Step 2: Marketing myths

Watson says a lot of marketing is built on inaccurate and harmful myths about the 2SLGBTQIA+ community — like the caricature of queer people as hedonistic, brand-loving shoppers who can be targeted for niche, upscale things. “It belies this reality that 2SLGBTQIA+ people are suffering from wealth gaps [and ends up] marketing products that aren’t actually geared toward the interests or needs of the community.” For example? When a travel company rainbow-ifies its ads for weeks-long singles cruises but doesn’t show a single queer couple when it’s marketing more affordable family vacations.

Step 3: Rainbow-washing

House says he appreciates the advancement he’s seen over the past few decades: instead of companies being completely unwilling to associate themselves with the queer community, it’s started to look like a Crayola box exploded in their lobbies every June. “That sends a signal to people that they’re valued and that corporations want to work with, employ, and sell to queer Canadians,” he says. The problem, for some companies, has been that all those crayons disappear on July 1.
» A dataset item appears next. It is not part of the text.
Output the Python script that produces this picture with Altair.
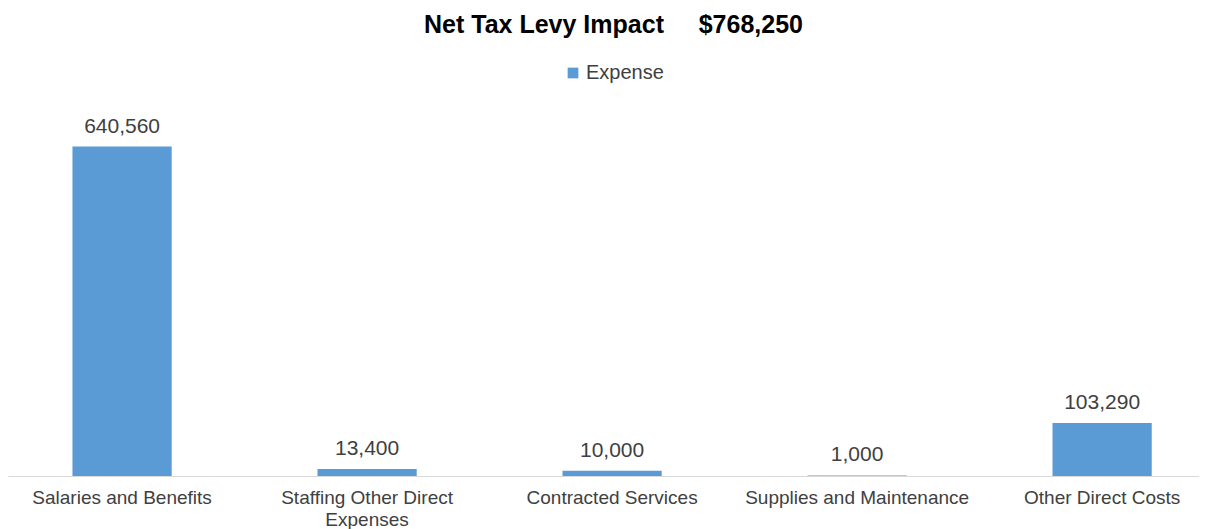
import altair as alt
import pandas as pd

categories = [
    "Salaries and Benefits",
    "Staffing Other Direct Expenses",
    "Contracted Services",
    "Supplies and Maintenance",
    "Other Direct Costs",
]
expense = [640560, 13400, 10000, 1000, 103290]
series_name = "Expense"
title_text = "Net Tax Levy Impact\u00a0\u00a0\u00a0\u00a0\u00a0$768,250"

df = pd.DataFrame({"category": categories, "value": expense, "series": series_name})

FONT = "Liberation Sans"
BAR = "#5b9bd5"

x = alt.X(
    "category:N",
    sort=categories,
    title=None,
    scale=alt.Scale(paddingInner=0.595, paddingOuter=0.228, align=0.577),
    axis=alt.Axis(
        labelAngle=0,
        labelFont=FONT,
        labelFontSize=19,
        labelColor="#404040",
        labelPadding=12,
        labelLineHeight=22,
        labelLimit=0,
        ticks=False,
        domainColor="#d9d9d9",
        domainWidth=1,
        grid=False,
        labelExpr="datum.label == 'Staffing Other Direct Expenses' ? ['Staffing Other Direct', 'Expenses'] : datum.label",
    ),
)
y = alt.Y("value:Q", scale=alt.Scale(domain=[0, 700000]), axis=None)

bars = alt.Chart(df).mark_bar(color=BAR).encode(
    x=x,
    y=y,
    color=alt.Color(
        "series:N",
        scale=alt.Scale(range=[BAR]),
        legend=alt.Legend(
            title=None,
            orient="none",
            legendX=555,
            legendY=-53,
            symbolType="square",
            symbolSize=115,
            symbolStrokeWidth=0,
            labelFont=FONT,
            labelFontSize=20,
            labelColor="#404040",
            labelOffset=3,
        ),
    ),
)

labels = alt.Chart(df).mark_text(
    baseline="alphabetic", dy=-14, font=FONT, fontSize=21, color="#404040"
).encode(
    x=alt.X("category:N", sort=categories),
    y=y,
    text=alt.Text("value:Q", format=",.0f"),
)

chart = (
    alt.layer(bars, labels)
    .properties(
        width=1191,
        height=360,
        autosize=alt.AutoSizeParams(type="none"),
        padding={"top": 108, "left": 0, "right": 0, "bottom": 53},
        title=alt.Title(
            title_text,
            font=FONT,
            fontSize=25,
            fontWeight="bold",
            color="#000000",
            anchor="middle",
            dx=10,
            offset=25,
        ),
    )
    .configure_view(stroke=None)
)

chart.save("out.html", embed_options={"renderer": "svg", "actions": False})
Step 4: Lacking (or unenforced) legislation

Amazingly, it was legal until the ’90s in Canada to discriminate in the context of employment on the grounds of sexual orientation. Canada’s workplace equity law identifies only four designated groups as disadvantaged in the workplace: women, Indigenous peoples, persons with disabilities, and racial minorities. That act is currently undergoing a much-needed overhaul, with preliminary recommendations expected later this year. Everything’s on the table, from protecting new groups, new rules to ensure workers get hired, promoted, and retained, and better ways to enforce those rules.

Step 5: A too insular view

“We need companies to go beyond marketing to real allyship, and not just in Canada,” House says. “It’s wonderful to see a rainbow splashed at King and Bay in downtown Toronto. But it’s important that Canadian companies represent their commitment around the globe where they operate.”